Even if you do have the source code, and can easily answer What the code does, you may still not know why.

For example: why did the Lemmy devs disable captchas in server version 0.18.0? It is easy to see in the code that they did, but if they left no documentation, it is hard to know why. And without knowing why, you cannot fix any problem they had with it. Unfortunately, most why-questions are a lot harder to answer than that one. Mostly because the Lemmy devs are decent at commucation.

@Zardoz · 1 year ago

Reverse engineering is more about understanding how a piece of software does something so you can better work with it, or make your own version of it. Typically requires a lot of time studying it, and usually goes hand in hand with decompiling. But decompiled source isnt the cleanest and doesn’t give you the exact same code the devs have. It only gives you the low level order of operations.

Most of the time, knowing why requires understanding all the code from an architecture perspective, which typically requires being part of the internal decision making. You won’t get that unless you have the actual source code with good comments and documentation. All of which would be stripped out during compilation.

Whenever I reverse engineer something at work is because it is usually a super old 3rd party software that’s out of support, and I need to see how it’s performing some task. I’m never able to get the context of why they do it a certain way but I do get the how of it

@WalrusByte · 1 year ago

While you are correct, I would note that OP didn’t ask “What is reverse engineering?”, they asked “How do you reverse engineer software?”. That typically always starts with decompiling in some form. You’re right that it’s not the whole picture, but I would say “Decompiling and studying binaries” would be a satisfactory ELI5 answer to OPs question.

@WalrusByte · 1 year ago

To understand this you need to know how code is compiled into machine code. So basically computers only understand ones and zeros, but that’s really hard for humans to work with. So we created something called assembly, which allows us to convert more human understandable phrases like “add” and “sub” to perform calculations and map them to certain machine code instructions (AKA ones and zeros). But it turns out using just assembly was also pretty tedious, so they created languages like C, where you have another program called a compiler take in C code which was easier for humans to understand and convert it to the equivalent assembly automatically.

So most software you run on the computer is a binary, meaning it’s a bunch of the machine code that was previously compiled from some other language like C. You can decompile these binaries back into assembly, which you can then manually read and convert back to a more human readable language. There’s also other tools out there that make this process easier, but that’s the basic idea: take ones and zeros, convert it back into assembly, then try and figure out how it works from there.

Rikudou_Sage · 1 year ago

Really depends on the kind of software and what exactly you’re trying to reverse engineer.

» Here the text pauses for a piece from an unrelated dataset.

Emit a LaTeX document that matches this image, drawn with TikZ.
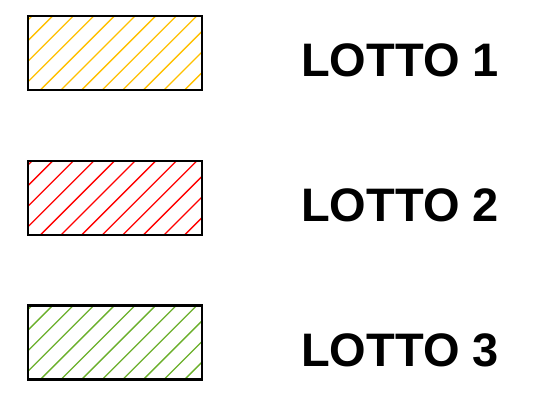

If it’s a software communicating via internet with something and you want to know what the communication looks like, you install another software that can catch all network traffic on your computer and look through the requests and their responses. Basically you do some action (like click a button) and watch the requests. From that you know what the button does and how to replicate it.

If you mean the source code of an app, I don’t know that much about that, but I know you can decompile the software (which means you take the app and turn it into source code) which produces a horrible looking source you then go through and look for what you’re interested in. But honestly, I don’t have a deep knowledge of how it’s done, definitely not enough to be explaining it to a 5yo.